I know a guy who runs an organic CSA on 20 acres with, I think, 2.4 GPM. He has a 25 cow mother herd, many chickens 4 hogs, a sizeable greenhouse, and much land in vegetables and hay. His annual rainfall is about 25 inches. He captures the rainfall from his building roofs, as well, and does very nicely. I say, "Go for it!"

-- Laura Jensen (lrjensen@nwlink.com), January 27, 2000.

My husband said people with shallow wells might now understand how deep wells work. Hendo explained it with his letter, but I'll try to explain our system. The water table is at 157' (I transposed numbers above--sorry) and our 10 gpm pump sits at 212' It takes about 7 minutes to fill our 50 gallon holding tank, and then the well needs about an hour to recharge that 50' of casing. Any oftener than that and I run the risk of burning the pump up, and we certainly don't want to pull the pump unless absolutely necessary. So my average continuous usage is 1 gpm. That means I can't take a shower at the same time I do laundry. However, with a 1 gpm restrictor on the outside tap overnight, in the summer we fill the two 50 gallon tanks (and we've picked up one more to hook into the system next year) outside for the garden and orchard needs the next day.

-- Jean (j_bondiett@hotmail.com), February 03, 2000.
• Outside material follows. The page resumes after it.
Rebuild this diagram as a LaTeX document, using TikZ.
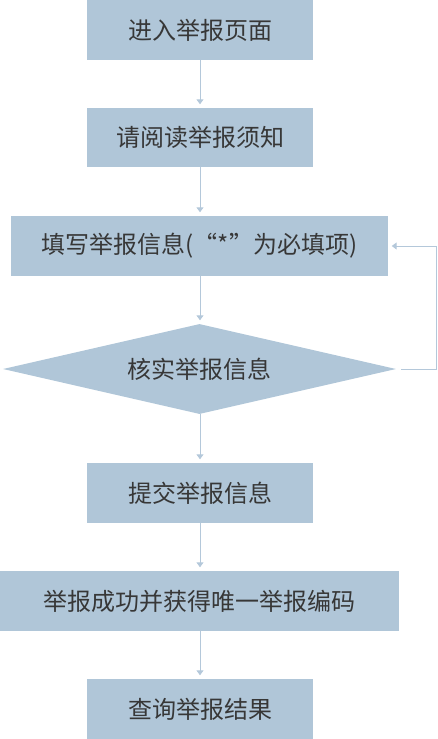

Jean, for cheap insurance against pump burnout, investigate replacing your pressure switch with one which has a low pressure cut-out. If the pressure falls below a certain pressure (typically around 18 pounds, in my experience, there is a little toggle switch which turns off the power to the pump. It has to be reset manually. There are lots of different, sophisticated automatic systems to help you recover a bit more water with less risk to your pump, but this one only costs ten or twenty bucks.